Sound Publishing, a subsidiary of Black Press of Surrey, B.C., completed its purchase of the newspaper and two other publications from The Washington Post Company on Monday afternoon.
Terms of the deal, announced Feb. 6, were not disclosed. The purchase included the HeraldNet.com website, the monthly Herald Business Journal and the weekly Spanish-language regional newspaper La Raza del Noroeste.
Sound Publishing President Gloria Fletcher said she has "great respect for The Daily Herald. It is a great news product with a keen eye on the Snohomish County area."
"I have been asked several times about our plans for publisher," Fletcher said. "We are identifying candidates now and will have a publisher on site within the next few weeks. Fortunately, current Publisher David Dadisman has graciously agreed to stay through the end of April.
"I have faith in the talented team of employees at the Herald. So I'm certain the business transition on Tuesday will be seamless to the advertisers and readers," Fletcher said.
Sound's focus on local news coverage is a good fit for The Herald, said Neal Pattison, executive editor.
"The Herald news staff has always considered this a community newspaper. Sound Publishing's leadership has shared a vision of a top-notch community paper operating in Snohomish County for years to come. And that is encouraging," Pattison said.
Sound Publishing, with head offices in Bellevue and Poulsbo, owns 40 other publications in Washington. Most are community weeklies, including the Arlington Times and the Marysville Globe.
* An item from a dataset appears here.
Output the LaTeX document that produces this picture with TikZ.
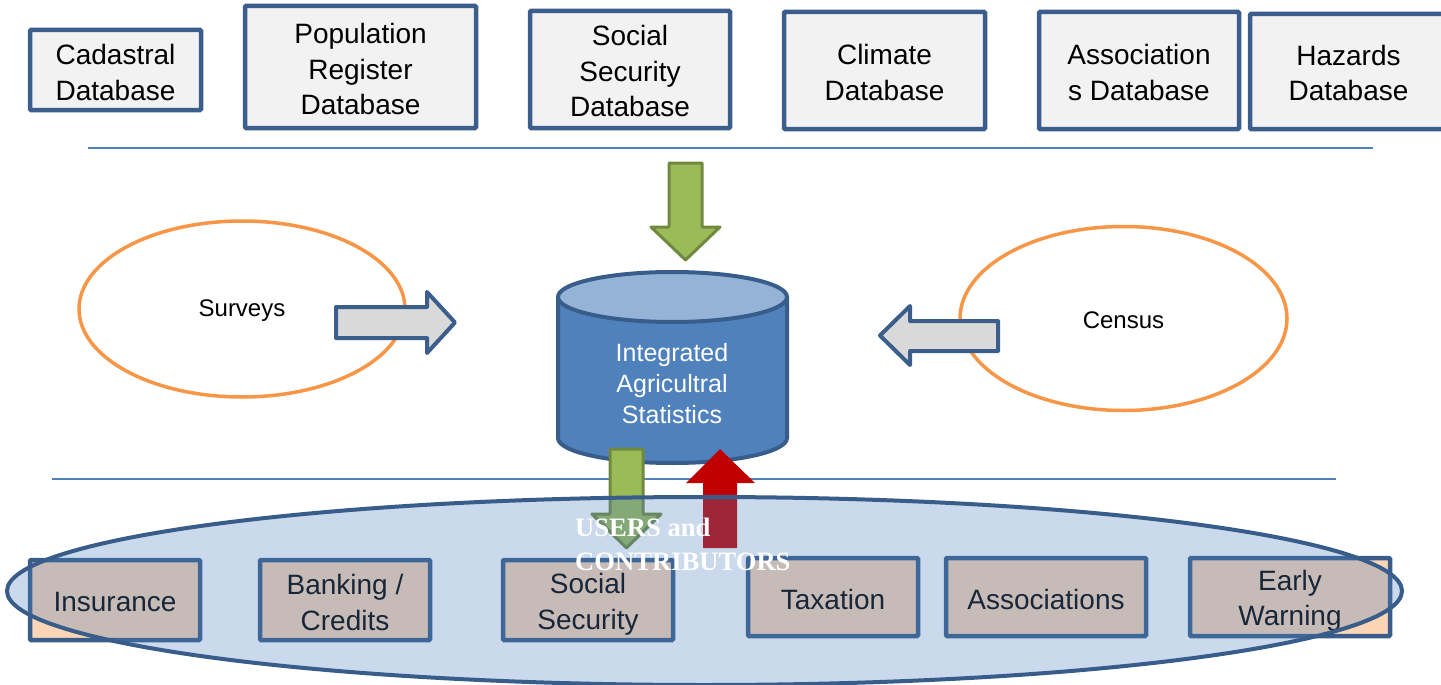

The company also recently purchased Seattle Weekly and owns the Peninsula Daily News in Port Angeles. Sound says its community newspapers' combined circulation in the state is 629,000. The company also owns The Little Nickel, which has circulation of 241,000.
Black, the parent company, also owns newspapers in British Columbia and Alberta, as well as the Honolulu Star-Advertiser and the Akron, Ohio, Beacon Journal. In all, Black owns more than 170 publications.
The acquisition brings an end to printing The Herald and the other publications at the newspaper's downtown Everett location. Sound Publishing has its own printing plant and distribution center near Paine Field, which serves all of the company's Western Washington publications.
Herald employees in production and distribution are losing their jobs. Some are being offered work under the new owners.
The Herald had about 200 full and part-time employees Monday, Dadisman said, and "less than one-third of the total workforce will be unemployed as a result of the sale."
The Post Co. owned The Herald for 35 years. It is selling Herald properties on Marine View Drive at California Street separately. Sound Publishing will lease space in the Herald building for up to a year and then move to another location.
The Herald sale by the Post Co. follows years of unprofitability.
The challenging economics of owning a stand-alone newspaper on the West Coast, Post executives have said, made the sale necessary to preserve The Herald. Under Sound Publishing, efficiencies gained through centralized production and other tasks are seen as crucial to the publication's survival at a time of declining print revenue.